En el más reciente intento por encaminar una salida negociada al conflicto ruso-ucraniano, Londres fue sede de una mesa que reunió a diplomáticos de Ucrania, Estados Unidos, Reino Unido, Francia y Alemania. Pero más que una cumbre para la paz, lo ocurrido en la capital británica se parece cada vez más a una coreografía diplomática vacía, donde los gestos son muchos pero la voluntad política es escasa.
Los puntos más reveladores pueden son:
- Presión estadounidense para que Kiev reconozca la pérdida de Crimea y otras regiones ocupadas desde 2022.
- Rechazo tajante de Volodímir Zelenski a cualquier concesión territorial.
- Insistencia europea en la necesidad de congelar el conflicto antes de una escalada mayor.
- Propuesta estadounidense de paz condicionada
- Tensión creciente entre los aliados occidentales, donde Francia y Alemania han manifestado un tono más pragmático frente a las posiciones inflexibles de Washington y Kiev.
Según datos filtrados por El País, un 42% de las autoridades diplomáticas presentes consideran que la estrategia ucraniana actual impide el avance real de un acuerdo.

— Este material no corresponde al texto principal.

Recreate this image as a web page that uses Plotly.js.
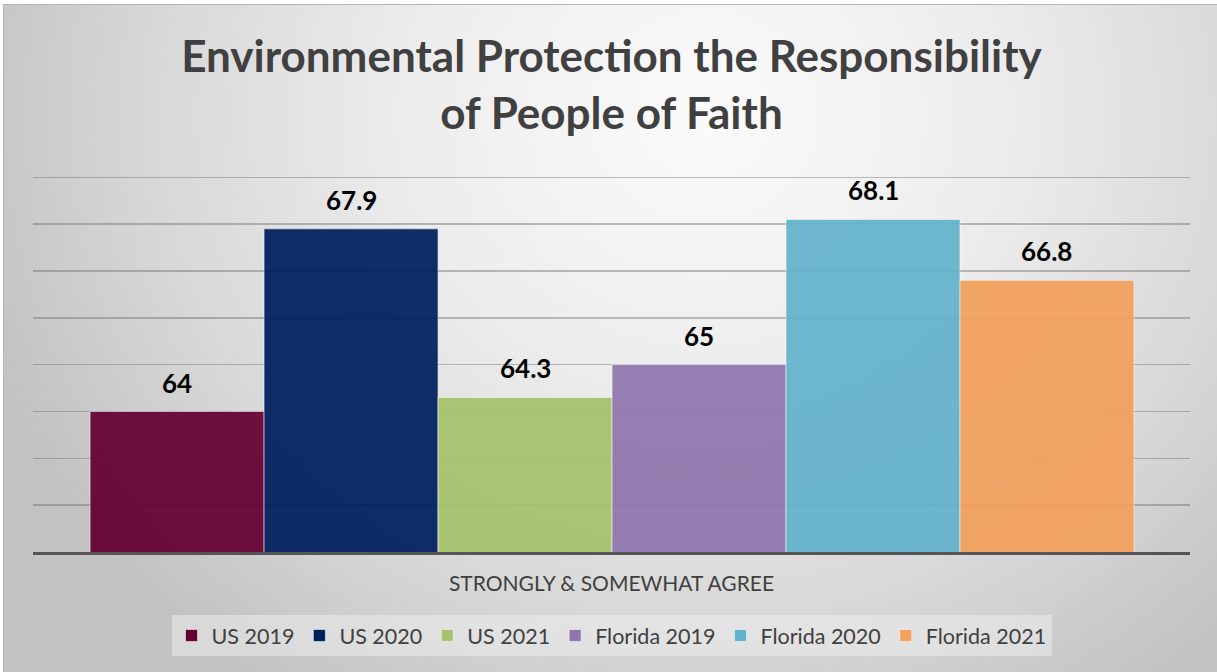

No es un dato menor.
La narrativa oficial que ha acompañado a Ucrania desde 2022 ha sido la de la víctima heroica: firme, inquebrantable, rodeada de aliados morales y estratégicos. Pero dos años y más de 523.000 muertos estimados entre ambos bandos, 5 millones de desplazados internos, y una economía ucraniana sostenida artificialmente por más de 140.000 millones de dólares en ayudas occidentales, deberían obligar a revisar el guion.
Zelenski insiste en que cualquier reconocimiento de pérdida territorial “deslegitima la lucha por la soberanía”. Es una postura comprensible. Pero en términos geopolíticos, resulta insostenible. No hay diplomacia posible cuando uno de los interlocutores parte de una posición maximalista y no negociable. Y no hay paz posible cuando se exige la recuperación total de territorios que Rusia considera ya parte de su Federación y que ha militarizado en profundidad.
Lo más llamativo es que Estados Unidos —en voz de Donald Trump— también parece haber perdido la paciencia. El ex presidente, ahora nuevamente en campaña y con creciente influencia en política exterior, acusó a Zelenski de “obstaculizar la paz” por su negativa a reconocer Crimea como rusa. Y aunque muchos descartan sus declaraciones como provocaciones populistas, lo cierto es que reflejan un sentir que comienza a calar en el Pentágono: ¿hasta cuándo vale la pena sostener una guerra que parece no tener horizonte claro de victoria?
Por supuesto, culpar solo a Kiev sería injusto. El plan de paz estadounidense —aunque realista en el papel— no fue discutido con suficiente transparencia, y huele más a una estrategia para cerrar frentes antes de las elecciones presidenciales de noviembre que a una solución duradera. Washington no quiere paz: quiere control. Y una paz “a lo Trump” no es más que una guerra maquillada con acuerdos asimétricos.
Pero tampoco podemos romantizar la resistencia ucraniana eternamente. La guerra híbrida, con su propaganda envolvente y su diplomacia mediática, nos ha acostumbrado a héroes sin matices. Y es hora de admitir que, a veces, el heroísmo también puede ser obstáculo.
Ucrania necesita seguridad, sí, pero también necesita una salida política realista. Europa no puede seguir financiando una guerra por tiempo indefinido, y Estados Unidos no puede dictar la paz desde sus oficinas sin poner en riesgo su ya desgastada credibilidad internacional.
Londres no fue Ginebra. No hubo acuerdo, pero sí hubo señales. Y si algo dejó claro esta cumbre es que la paz no depende ya de Putin, sino de la capacidad de Kiev para aceptar que toda soberanía tiene un precio, y de Washington para decidir si quiere una solución o una excusa para perpetuar el conflicto.